Thursday, July 23, 2009

Substance over Wizardry

Economist

Commentary

The result to end a long battle for control of Porsche shows that German lawmakers made the right decision to maintain substance over financial wizardry by ousting the wizards that outwitted the European financial elites and reaping billions in profits, not by building a better car but by playing the financial markets.

The seemingly outdated "VW Law" which gives Lower Saxony veto power over important decisions has saved both companies from a mad decision to trade billions in cash to give control of Germany's largest car manufacturer to the much smaller Porsche.

Free market is good; but regulated free markets are better.

Excerpts

IN THE morning of Thursday July 23rd, Porsche announced the departure of its chief executive, Wendelin Wiedeking, and its chief financial officer, Holger Härter. The German maker of sports cars thus succumbed to what had appeared inevitable since May, when it called off its improbable attempt to take over Volkswagen, a carmaker 15 times its size.

The departures of both men will pave the way for a merger, but one very much on VW’s terms. Porsche, which under Mr Wiedeking became the highest-margin producer in the car industry, will now be fully integrated into the VW Group, joining seven other car brands: VW, Audi, Skoda, Seat, Bentley, Lamborghini and Bugatti. A meeting of VW’s supervisory board is expected to confirm the commitment to bring Porsche into the fold.

For VW’s chairman, 72-year-old Ferdinand Piëch, who is also a big shareholder in Porsche, it will have been a moment to savour. As recently as late last year, Mr Wiedeking appeared on course to oust Mr Piëch and complete the acquisition of VW, the fruition of an audacious plan conceived by Mr Härter as long ago as 2005. The hard-charging Mr Wiedeking had come to see Mr Piëch as an obstacle in his path and the arch-representative of the old ways of doing things at VW. These included cosy relationships with the unions and the state of Lower Saxony, which has a veto on important decisions thanks to a 20% stake and the archaic “VW Law”.

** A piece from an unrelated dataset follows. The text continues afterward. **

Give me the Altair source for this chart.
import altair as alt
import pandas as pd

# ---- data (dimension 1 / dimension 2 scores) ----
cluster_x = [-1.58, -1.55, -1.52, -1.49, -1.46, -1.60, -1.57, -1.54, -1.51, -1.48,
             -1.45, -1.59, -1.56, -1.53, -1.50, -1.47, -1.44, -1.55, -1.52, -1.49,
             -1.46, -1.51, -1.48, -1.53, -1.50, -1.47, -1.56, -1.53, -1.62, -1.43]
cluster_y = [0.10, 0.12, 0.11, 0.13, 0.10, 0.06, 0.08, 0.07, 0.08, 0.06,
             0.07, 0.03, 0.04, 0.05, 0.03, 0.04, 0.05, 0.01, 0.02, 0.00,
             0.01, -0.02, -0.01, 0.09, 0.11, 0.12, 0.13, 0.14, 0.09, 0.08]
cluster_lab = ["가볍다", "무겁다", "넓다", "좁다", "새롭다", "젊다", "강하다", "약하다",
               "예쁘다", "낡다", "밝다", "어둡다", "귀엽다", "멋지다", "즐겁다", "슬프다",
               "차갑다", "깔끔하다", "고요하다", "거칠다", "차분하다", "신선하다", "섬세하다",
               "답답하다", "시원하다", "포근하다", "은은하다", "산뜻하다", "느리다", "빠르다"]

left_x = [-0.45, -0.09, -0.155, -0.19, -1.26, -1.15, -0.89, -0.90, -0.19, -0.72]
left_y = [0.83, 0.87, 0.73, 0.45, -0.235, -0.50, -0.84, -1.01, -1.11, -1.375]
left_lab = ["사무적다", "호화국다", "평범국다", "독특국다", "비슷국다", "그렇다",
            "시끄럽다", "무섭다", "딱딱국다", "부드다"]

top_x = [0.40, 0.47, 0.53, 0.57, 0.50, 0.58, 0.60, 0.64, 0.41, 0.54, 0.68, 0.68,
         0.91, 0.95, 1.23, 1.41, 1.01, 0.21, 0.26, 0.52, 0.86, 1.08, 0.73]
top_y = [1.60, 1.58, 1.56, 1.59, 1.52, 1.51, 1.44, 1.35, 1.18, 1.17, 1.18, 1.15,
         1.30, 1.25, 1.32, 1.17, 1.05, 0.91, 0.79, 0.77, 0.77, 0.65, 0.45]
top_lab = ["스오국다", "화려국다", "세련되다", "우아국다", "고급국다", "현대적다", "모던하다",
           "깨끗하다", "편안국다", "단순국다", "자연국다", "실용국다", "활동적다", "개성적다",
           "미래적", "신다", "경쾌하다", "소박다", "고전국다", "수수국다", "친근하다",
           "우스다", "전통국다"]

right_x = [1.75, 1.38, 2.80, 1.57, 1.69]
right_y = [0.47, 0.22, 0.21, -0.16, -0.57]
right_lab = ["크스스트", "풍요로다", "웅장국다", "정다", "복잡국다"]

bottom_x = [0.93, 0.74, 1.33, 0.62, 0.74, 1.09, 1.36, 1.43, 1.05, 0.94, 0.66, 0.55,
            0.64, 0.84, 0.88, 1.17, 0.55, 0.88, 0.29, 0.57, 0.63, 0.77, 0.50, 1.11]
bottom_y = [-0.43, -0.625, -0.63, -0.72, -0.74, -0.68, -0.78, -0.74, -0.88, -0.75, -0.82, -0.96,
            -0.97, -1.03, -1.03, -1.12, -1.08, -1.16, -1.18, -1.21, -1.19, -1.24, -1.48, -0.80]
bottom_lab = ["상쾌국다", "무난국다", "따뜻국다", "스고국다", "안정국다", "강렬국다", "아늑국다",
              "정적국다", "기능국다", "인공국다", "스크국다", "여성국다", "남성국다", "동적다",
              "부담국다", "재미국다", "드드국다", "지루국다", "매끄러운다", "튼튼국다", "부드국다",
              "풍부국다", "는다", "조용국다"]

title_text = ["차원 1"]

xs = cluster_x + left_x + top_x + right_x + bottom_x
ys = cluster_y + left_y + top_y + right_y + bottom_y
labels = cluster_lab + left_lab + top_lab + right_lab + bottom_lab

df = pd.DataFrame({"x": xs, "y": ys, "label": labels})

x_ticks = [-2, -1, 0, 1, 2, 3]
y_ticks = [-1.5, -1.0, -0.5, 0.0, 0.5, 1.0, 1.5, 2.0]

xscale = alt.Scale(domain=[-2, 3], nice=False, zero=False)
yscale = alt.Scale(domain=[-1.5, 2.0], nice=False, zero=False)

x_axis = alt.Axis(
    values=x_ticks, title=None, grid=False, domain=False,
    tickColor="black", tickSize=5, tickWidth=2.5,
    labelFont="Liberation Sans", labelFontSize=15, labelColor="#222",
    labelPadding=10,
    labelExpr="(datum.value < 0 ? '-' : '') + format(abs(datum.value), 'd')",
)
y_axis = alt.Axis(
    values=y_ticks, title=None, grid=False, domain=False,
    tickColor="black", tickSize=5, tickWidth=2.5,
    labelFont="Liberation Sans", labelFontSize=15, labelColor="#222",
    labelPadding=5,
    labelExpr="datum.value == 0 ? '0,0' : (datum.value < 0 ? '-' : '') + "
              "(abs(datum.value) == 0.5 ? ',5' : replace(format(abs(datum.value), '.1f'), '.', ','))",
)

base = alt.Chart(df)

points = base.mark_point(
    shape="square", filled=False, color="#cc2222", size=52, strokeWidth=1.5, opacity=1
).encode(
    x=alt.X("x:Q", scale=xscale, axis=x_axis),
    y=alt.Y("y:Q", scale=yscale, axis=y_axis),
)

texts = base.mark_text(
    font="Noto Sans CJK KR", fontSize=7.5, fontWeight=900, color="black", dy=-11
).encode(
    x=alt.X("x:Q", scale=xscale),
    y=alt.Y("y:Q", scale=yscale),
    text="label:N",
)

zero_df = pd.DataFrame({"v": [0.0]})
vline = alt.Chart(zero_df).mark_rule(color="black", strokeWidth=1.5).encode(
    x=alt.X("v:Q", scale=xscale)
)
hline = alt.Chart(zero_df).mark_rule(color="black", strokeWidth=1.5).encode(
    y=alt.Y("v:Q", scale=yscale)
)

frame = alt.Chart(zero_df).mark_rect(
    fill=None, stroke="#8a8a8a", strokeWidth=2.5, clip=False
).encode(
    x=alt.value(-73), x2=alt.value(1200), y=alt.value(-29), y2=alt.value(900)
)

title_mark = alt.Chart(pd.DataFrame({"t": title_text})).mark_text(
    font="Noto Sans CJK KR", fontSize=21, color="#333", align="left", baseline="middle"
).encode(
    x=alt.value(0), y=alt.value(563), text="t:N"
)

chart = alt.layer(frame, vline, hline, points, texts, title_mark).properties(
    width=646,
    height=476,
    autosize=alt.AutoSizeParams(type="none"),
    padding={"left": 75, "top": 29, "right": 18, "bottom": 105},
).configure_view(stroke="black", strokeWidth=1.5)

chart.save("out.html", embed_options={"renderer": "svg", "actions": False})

Last October Porsche triggered a sensational squeeze on short-sellers when it was slow to admit that it had raised its stake in VW voting shares to 42.6% while acquiring a further 31.5% in the form of secured options. For a time, VW was the most valuable company in the world. A month later Mr Wiedeking unveiled profits that exceeded revenue thanks to the appreciation of €6.8 billion ($8.7 billion) in the value of its stake in VW. He declared that with the help of a €10 billion credit line to realise its options, Porsche would press for “dominant control” of the larger firm.

That proved to be the high point of Mr Wiedeking’s vaulting ambition. Although Porsche increased its holding in VW to 50.8% in January, it could only do so by almost tripling its net debt to €9 billion—at just the moment when its car sales were going into free fall and the credit markets were shutting up shop.

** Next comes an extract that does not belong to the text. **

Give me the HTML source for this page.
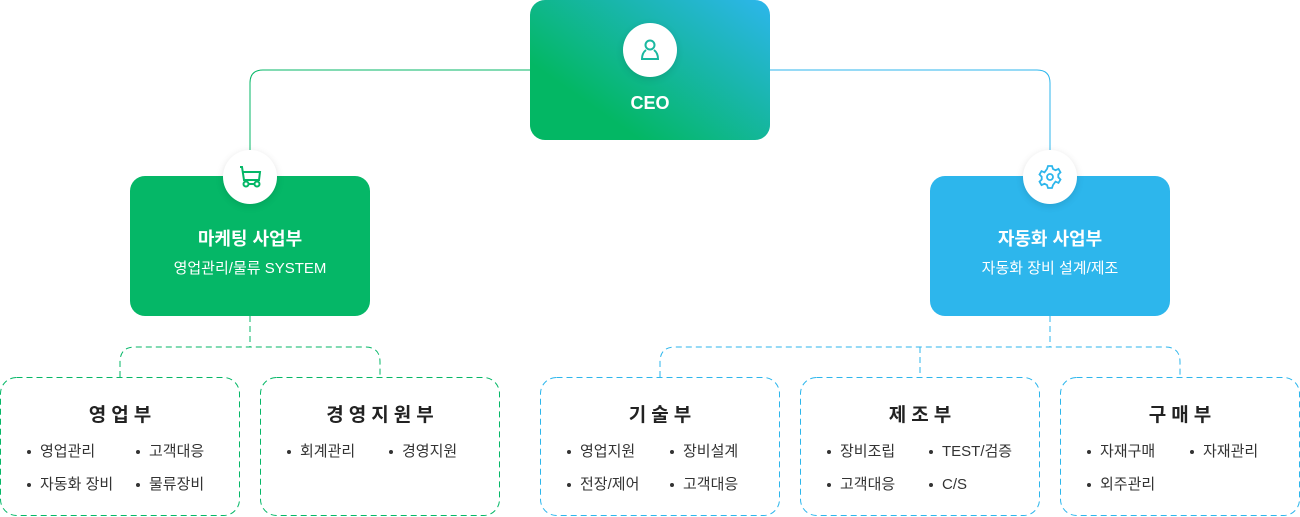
<!DOCTYPE html>
<html><head><meta charset="utf-8"><style>
*{margin:0;padding:0;box-sizing:border-box}
body{width:1300px;height:517px;background:#fff;position:relative;overflow:hidden;font-family:"Liberation Sans","Noto Sans CJK KR",sans-serif}
.a{position:absolute}
.box{position:absolute;border-radius:15px;color:#fff;text-align:center}
.t{font-weight:bold;font-size:18px}
.s{font-size:15px}
.circ{position:absolute;width:54px;height:54px;border-radius:50%;background:#fff;box-shadow:0 2px 8px rgba(0,0,0,.12);display:flex;align-items:center;justify-content:center}
.st{position:absolute;top:400px;font-weight:bold;font-size:19px;color:#222;letter-spacing:5px;text-align:center;padding-left:5px}
.li{position:absolute;font-size:15px;color:#333;white-space:nowrap;line-height:20px}
.li:before{content:"";position:absolute;left:-13px;top:8px;width:4px;height:4px;border-radius:50%;background:#333}
</style></head><body>
<svg class="a" style="left:0;top:0" width="1300" height="517">
<path d="M530 70 H263 Q250 70 250 83 V150" fill="none" stroke="#05b767" stroke-width="1"/>
<path d="M770 70 H1037 Q1050 70 1050 83 V150" fill="none" stroke="#2db6ec" stroke-width="1"/>
<g fill="none" stroke="#05b767" stroke-dasharray="6,4">
<path d="M250 316 V347"/>
<path d="M120 377 V362 Q120 347 135 347 H365 Q380 347 380 362 V377"/>
<rect x="0.5" y="377.5" width="239" height="138" rx="16"/>
<rect x="260.5" y="377.5" width="239" height="138" rx="16"/>
</g>
<g fill="none" stroke="#2db6ec" stroke-dasharray="6,4">
<path d="M1050 316 V347"/>
<path d="M660 377 V362 Q660 347 675 347 H1165 Q1180 347 1180 362 V377"/>
<path d="M920 347 V377"/>
<rect x="540.5" y="377.5" width="239" height="138" rx="16"/>
<rect x="800.5" y="377.5" width="239" height="138" rx="16"/>
<rect x="1060.5" y="377.5" width="239" height="138" rx="16"/>
</g>
</svg>
<div class="box" style="left:530px;top:0;width:240px;height:140px;background:linear-gradient(35deg,#03b764 25%,#2db6ec 100%)">
<div class="a" style="left:0;width:240px;top:93px;font-weight:bold;font-size:18px">CEO</div></div>
<div class="circ" style="left:623px;top:23px">
<svg width="26" height="26" viewBox="0 0 26 26" fill="none" stroke="#1ab8a0" stroke-width="2"><circle cx="13" cy="8" r="4.5"/><path d="M9 13 Q5 16 5 22 H21 Q21 16 17 13"/></svg></div>

<div class="box" style="left:130px;top:176px;width:240px;height:140px;background:#05b767">
<div class="a t" style="left:0;width:240px;top:49px">마케팅 사업부</div>
<div class="a s" style="left:0;width:240px;top:81px">영업관리/물류 SYSTEM</div></div>
<div class="circ" style="left:223px;top:150px">
<svg width="28" height="28" viewBox="0 0 28 28" fill="none" stroke="#05b767" stroke-width="2"><path d="M4 4 H6 L8 17 H23 L24 9 H7"/><circle cx="10" cy="21" r="2.5"/><circle cx="21" cy="21" r="2.5"/><path d="M12 21 H19"/></svg></div>

<div class="box" style="left:930px;top:176px;width:240px;height:140px;background:#2db6ec">
<div class="a t" style="left:0;width:240px;top:49px">자동화 사업부</div>
<div class="a s" style="left:0;width:240px;top:81px">자동화 장비 설계/제조</div></div>
<div class="circ" style="left:1023px;top:150px">
<svg width="28" height="28" viewBox="0 0 28 28" fill="none" stroke="#2db6ec" stroke-width="1.8"><path d="M12 3h4l1 3 2.5 1.2 3-1.3 2 3.4-2.2 2.2v2.8l2.2 2.2-2 3.4-3-1.3L17 22l-1 3h-4l-1-3-2.5-1.2-3 1.3-2-3.4 2.2-2.2v-2.8L3.5 11.5l2-3.4 3 1.3L11 6z"/><circle cx="14" cy="14" r="3"/></svg></div>

<div class="st" style="left:0;width:240px">영업부</div>
<div class="li" style="left:40px;top:442px">영업관리</div><div class="li" style="left:149px;top:442px">고객대응</div>
<div class="li" style="left:40px;top:475px">자동화 장비</div><div class="li" style="left:149px;top:475px">물류장비</div>

<div class="st" style="left:260px;width:240px">경영지원부</div>
<div class="li" style="left:300px;top:442px">회계관리</div><div class="li" style="left:402px;top:442px">경영지원</div>

<div class="st" style="left:540px;width:240px">기술부</div>
<div class="li" style="left:580px;top:442px">영업지원</div><div class="li" style="left:683px;top:442px">장비설계</div>
<div class="li" style="left:580px;top:475px">전장/제어</div><div class="li" style="left:683px;top:475px">고객대응</div>

<div class="st" style="left:800px;width:240px">제조부</div>
<div class="li" style="left:840px;top:442px">장비조립</div><div class="li" style="left:942px;top:442px">TEST/검증</div>
<div class="li" style="left:840px;top:475px">고객대응</div><div class="li" style="left:942px;top:475px">C/S</div>

<div class="st" style="left:1060px;width:240px">구매부</div>
<div class="li" style="left:1100px;top:442px">자재구매</div><div class="li" style="left:1203px;top:442px">자재관리</div>
<div class="li" style="left:1100px;top:475px">외주관리</div>
</body></html>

Perhaps if Porsche had managed to get the VW Law overturned, everything might still have worked out for Mr Wiedeking. He would then have been able to exploit Porsche’s anticipated 75% stake in VW to pay down the debt with the help of the bigger company’s €11 billion cash pile. But at the prompting of Christian Wolff, Lower Saxony’s premier and a fellow Christian Democrat, Angela Merkel, the German chancellor, risked the wrath of the European Commission by refusing to end the state’s blocking minority.

On May 6th the warring Porsche and Piëch families, which own all the voting stock of the holding company that controls Porsche, agreed to find a way of merging the two carmakers. The game was all but up. As Mr Piëch gloated, Mr Wiedeking and Mr Härter made a last desperate attempt to salvage something from the wreckage of their plans. Their hopes rested on selling a substantial stake in Porsche to a Qatari sovereign-wealth fund and then negotiating with VW from a position of greater strength. However, the Qataris were reluctant to become involved in the feud between the families and had their eye on a substantial shareholding in the merged group. They insisted that they would invest only once the parties had come to terms.

For Mr Wiedeking and Mr Härter that meant one thing: a dignified exit. A statement from Porsche said that they saw their departure “as a significant contribution to the appeasement of the situation and to support the forming of an integrated car manufacturing company.” Not too many tears should be shed for the pair, who last year earned more than €100m between them. But for Porsche, it is a sad end to 78 years of proud independence.